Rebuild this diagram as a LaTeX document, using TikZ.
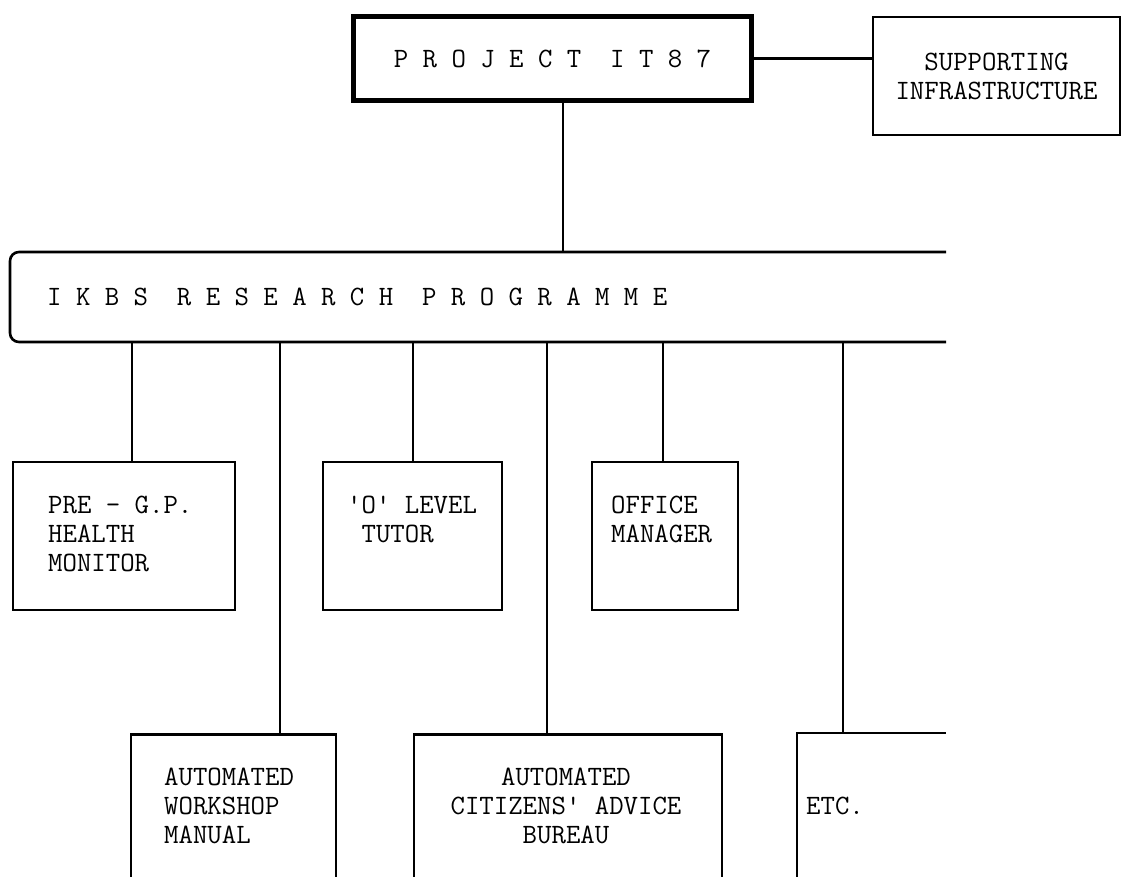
\documentclass[tikz,border=0pt]{standalone}
\usepackage{fontspec}
\usetikzlibrary{positioning}

\tikzset{
  box/.style={draw, line width=2.6pt, inner sep=0pt},
  mainbox/.style={draw, line width=5.5pt, inner sep=0pt},
  txt/.style={font=\ttfamily\fontsize{28}{29}\selectfont, inner sep=0pt, align=left},
  link/.style={line width=2.6pt}
}

\begin{document}
\begin{tikzpicture}[x=1pt, y=-1pt]
  \def\Ybar{252};
  \def\Ybot{342};
  \def\Yrow{536};
  \def\Ylow{733};
  \def\Xend{946};
  \def\Yout{900};
  \useasboundingbox (0,0) rectangle (1123,877);
  \clip (0,0) rectangle (1123,877);

        \node[mainbox, txt, minimum width=398, minimum height=84] (it87) at (552.5,58.5)
              {P R O J E C T\ \ I T 8 7};                              % project
        \node[box, txt, align=center, minimum width=247, minimum height=118] (infra) at (996.5,76)
              {SUPPORTING\\INFRASTRUCTURE};
        \draw[link] (it87.east) -- (it87.east -| infra.west);        % it87 -> infra

        \draw[link, rounded corners=9] (\Xend,\Ybar) -- (10,\Ybar) -- (10,\Ybot) -- (\Xend,\Ybot);  % ikbs bar
        \node[txt, anchor=base west] (ikbs) at (47,305)
              {I K B S\ \ R E S E A R C H\ \ P R O G R A M M E};
        \coordinate (top) at (563,\Ybar);
        \draw[link] (top |- it87.south) -- (top);                   % it87 -> ikbs

        \foreach \x/\n in {132/1, 280/2, 413/3, 547/4, 663/5, 843/6}
          \coordinate (d\n) at (\x,\Ybot);

        % first row (base = last line)
        \node[box, minimum width=222, minimum height=148] (gp) at (124,\Yrow) {};
        \node[txt, anchor=base west] (gptxt) at (48,571) {PRE - G.P.\\HEALTH\\MONITOR};
        \node[box, minimum width=179, minimum height=148] (tutor) at (412.5,\Yrow) {};
        \node[txt, anchor=base west] (tutortxt) at (347,542) {'O' LEVEL\\\ TUTOR};
        \node[box, minimum width=146, minimum height=148] (office) at (665,\Yrow) {};
        \node[txt, anchor=base west] (officetxt) at (611,542) {OFFICE\\MANAGER};

        \draw[link] (d1) -- (d1 |- gp.north);
        \draw[link] (d3) -- (d3 |- tutor.north);
        \draw[link] (d5) -- (d5 |- office.north);

        % second row, open at the foot
        \node[box, anchor=north, minimum width=205, minimum height=200] (work) at (233.5,\Ylow) {};
        \node[txt, anchor=base west] (worktxt) at (164,843) {AUTOMATED\\WORKSHOP\\MANUAL};
        \node[box, anchor=north, minimum width=308, minimum height=200] (cab) at (568,\Ylow) {};
        \node[txt, anchor=base, align=center] (cabtxt) at (566,843)
              {AUTOMATED\\CITIZENS' ADVICE\\BUREAU};
        \coordinate (etc) at (797,\Ylow);
        \draw[link] (etc |- 0,\Yout) -- (etc) -- (\Xend,\Ylow);     % etc box
        \node[txt, anchor=base west] (etctxt) at (806,814) {ETC.};

        \draw[link] (d2) -- (d2 |- work.north);
        \draw[link] (d4) -- (d4 |- cab.north);
        \draw[link] (d6) -- (d6 |- etc);

\end{tikzpicture}
\end{document}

* * *

Repeat the listing above exactly, with no pictures.

(TASK ANSWER)
Rebuild this diagram as a LaTeX document, using TikZ.
\documentclass[tikz,border=0pt]{standalone}
\usepackage{fontspec}
\usetikzlibrary{positioning}

\tikzset{
  box/.style={draw, line width=2.6pt, inner sep=0pt},
  mainbox/.style={draw, line width=5.5pt, inner sep=0pt},
  txt/.style={font=\ttfamily\fontsize{28}{29}\selectfont, inner sep=0pt, align=left},
  link/.style={line width=2.6pt}
}

\begin{document}
\begin{tikzpicture}[x=1pt, y=-1pt]
  \def\Ybar{252};
  \def\Ybot{342};
  \def\Yrow{536};
  \def\Ylow{733};
  \def\Xend{946};
  \def\Yout{900};
  \useasboundingbox (0,0) rectangle (1123,877);
  \clip (0,0) rectangle (1123,877);

        \node[mainbox, txt, minimum width=398, minimum height=84] (it87) at (552.5,58.5)
              {P R O J E C T\ \ I T 8 7};                              % project
        \node[box, txt, align=center, minimum width=247, minimum height=118] (infra) at (996.5,76)
              {SUPPORTING\\INFRASTRUCTURE};
        \draw[link] (it87.east) -- (it87.east -| infra.west);        % it87 -> infra

        \draw[link, rounded corners=9] (\Xend,\Ybar) -- (10,\Ybar) -- (10,\Ybot) -- (\Xend,\Ybot);  % ikbs bar
        \node[txt, anchor=base west] (ikbs) at (47,305)
              {I K B S\ \ R E S E A R C H\ \ P R O G R A M M E};
        \coordinate (top) at (563,\Ybar);
        \draw[link] (top |- it87.south) -- (top);                   % it87 -> ikbs

        \foreach \x/\n in {132/1, 280/2, 413/3, 547/4, 663/5, 843/6}
          \coordinate (d\n) at (\x,\Ybot);

        % first row (base = last line)
        \node[box, minimum width=222, minimum height=148] (gp) at (124,\Yrow) {};
        \node[txt, anchor=base west] (gptxt) at (48,571) {PRE - G.P.\\HEALTH\\MONITOR};
        \node[box, minimum width=179, minimum height=148] (tutor) at (412.5,\Yrow) {};
        \node[txt, anchor=base west] (tutortxt) at (347,542) {'O' LEVEL\\\ TUTOR};
        \node[box, minimum width=146, minimum height=148] (office) at (665,\Yrow) {};
        \node[txt, anchor=base west] (officetxt) at (611,542) {OFFICE\\MANAGER};

        \draw[link] (d1) -- (d1 |- gp.north);
        \draw[link] (d3) -- (d3 |- tutor.north);
        \draw[link] (d5) -- (d5 |- office.north);

        % second row, open at the foot
        \node[box, anchor=north, minimum width=205, minimum height=200] (work) at (233.5,\Ylow) {};
        \node[txt, anchor=base west] (worktxt) at (164,843) {AUTOMATED\\WORKSHOP\\MANUAL};
        \node[box, anchor=north, minimum width=308, minimum height=200] (cab) at (568,\Ylow) {};
        \node[txt, anchor=base, align=center] (cabtxt) at (566,843)
              {AUTOMATED\\CITIZENS' ADVICE\\BUREAU};
        \coordinate (etc) at (797,\Ylow);
        \draw[link] (etc |- 0,\Yout) -- (etc) -- (\Xend,\Ylow);     % etc box
        \node[txt, anchor=base west] (etctxt) at (806,814) {ETC.};

        \draw[link] (d2) -- (d2 |- work.north);
        \draw[link] (d4) -- (d4 |- cab.north);
        \draw[link] (d6) -- (d6 |- etc);

\end{tikzpicture}
\end{document}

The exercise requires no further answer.